Of course, a “creative” or perverse reading of Star Begotten might deliberately opt for its sf scenario. Manly Wade Wellman and his son Wade do just that in the concluding part of Sherlock Holmes’s War of the Worlds (1975). There the enemies Holmes and Professor Challenger confront are precisely the Martianized humans hypothesized in Star Begotten. It might be argued that John Wyndham’s The Midwich Cuckoos (1957) was similarly influenced, although rather different factors seem to have been involved.                

What does make Star Begotten productively ambiguous is not the reality/delusion issue but the literal delusion/metaphorical reality one. In his review , J.B.S. Haldane suggests that the novel can be most persuasively read if the “Martians” are understood as “Marxians” (343). An alternative and more persuasive metaphorization would be to understand “Martianized” human beings as a more evolved, more rational, or just better educated group of men, women, and children. In Star Begotten, when Davis and Dr. Stedding discuss “exceptional children,” the doctor recalls “Some with biggish heads” (67). Wells himself was exceptional. Professor Keppel, the experimental psychologist in the novel, might be thinking of Wells when he claims that “A new sort of mind is coming into the world, with a new, simpler, clearer, and more powerful way of thinking” (109). He believes, like Wells, that “for the human brain, properly working, there is one wisdom and not many” (121). In this sense, Wells himself can be described as “Martianized.”                

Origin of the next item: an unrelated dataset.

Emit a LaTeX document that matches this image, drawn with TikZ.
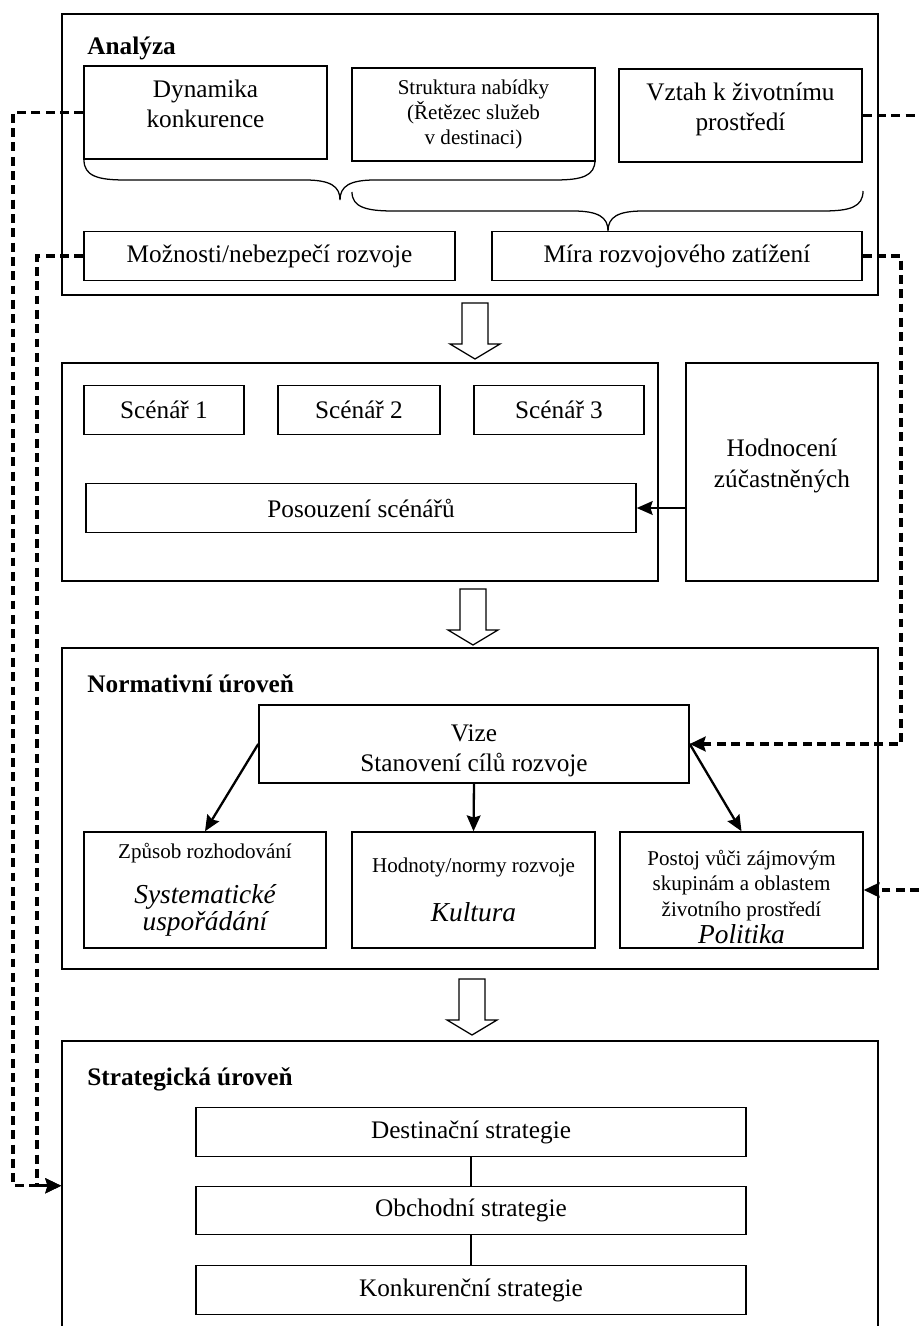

One of Wells’s essays in Nature is particularly apropos at this point: “The Discovery of the Future.” This 1902 Royal Institution lecture concludes with the first inklings of homo superior on her/his way to becoming something like the huge-headed “Man of the Year Million” (akin to the big-headed Martians of The War of the Worlds) that Wells projected in 1893: “There are many things to suggest that we are now in a phase of rapid and unprecedented development” (85). “If we care to look we can foresee growing knowledge, growing order, and presently a deliberate improvement of the blood and character of the race.” We may now be “creatures of the twilight,” but

All this world is heavy with the promise of greater things, a day will come, one day in the unending succession of days, when beings, beings who are now latent in our thoughts and hidden in our loins, shall stand upon this earth as one stands upon a footstool, and shall laugh and reach out their hands amidst the stars. (86)

We shall be star “gods” rather than star-begotten.                

Such a moment of apotheosis should not be attributed to the merit of single individuals and hence it is preceded by a Swiftian recollection of our “twilight” nature: “There are surely moods in all of use [sic] when we can feel Swift’s amazement that such a being should deal in pride” (85). There is a parallel moment in Star Begotten: “What was it Swift said? That such a creature should deal in pride!” (119; emphasis in original). Partington’s reference in footnote 62 inaccurately cites A Tale of a Tub as the source. Huntington’s reference in endnote 61 more plausibly cites Gulliver’s Travels but records that “I have not been able to find the exact phrase in Swift” and quotes something similar from  Wells’s Love and Mr. Lewisham (1891): “And, as Swift has it—to think that such a thing should deal in pride!” (qtd. 155). Super-human beings would have overcome this pride and be the result of education and/or evolution (not necessarily excluding cosmic rays).

WORKS CITED

Scheick, William J. “Towards the Ultra-Science-Fiction Novel: H.G. Wells’s Star-Begotten.SFS 8.1 (March 1981): 19-25. Rpt. Scheick, The Splintering Frame: The Later Fiction of H.G. Wells. English Literary Studies 31. Victoria, BC: U Victoria P, 1984. 80-87.
Wellman, Manly Wade, and Wade Wellman. Sherlock Holmes’s War of the Worlds. New York: Warner, 1975.
Wells, H.G. Star-Begotten. 1937. London: Sphere, 1975.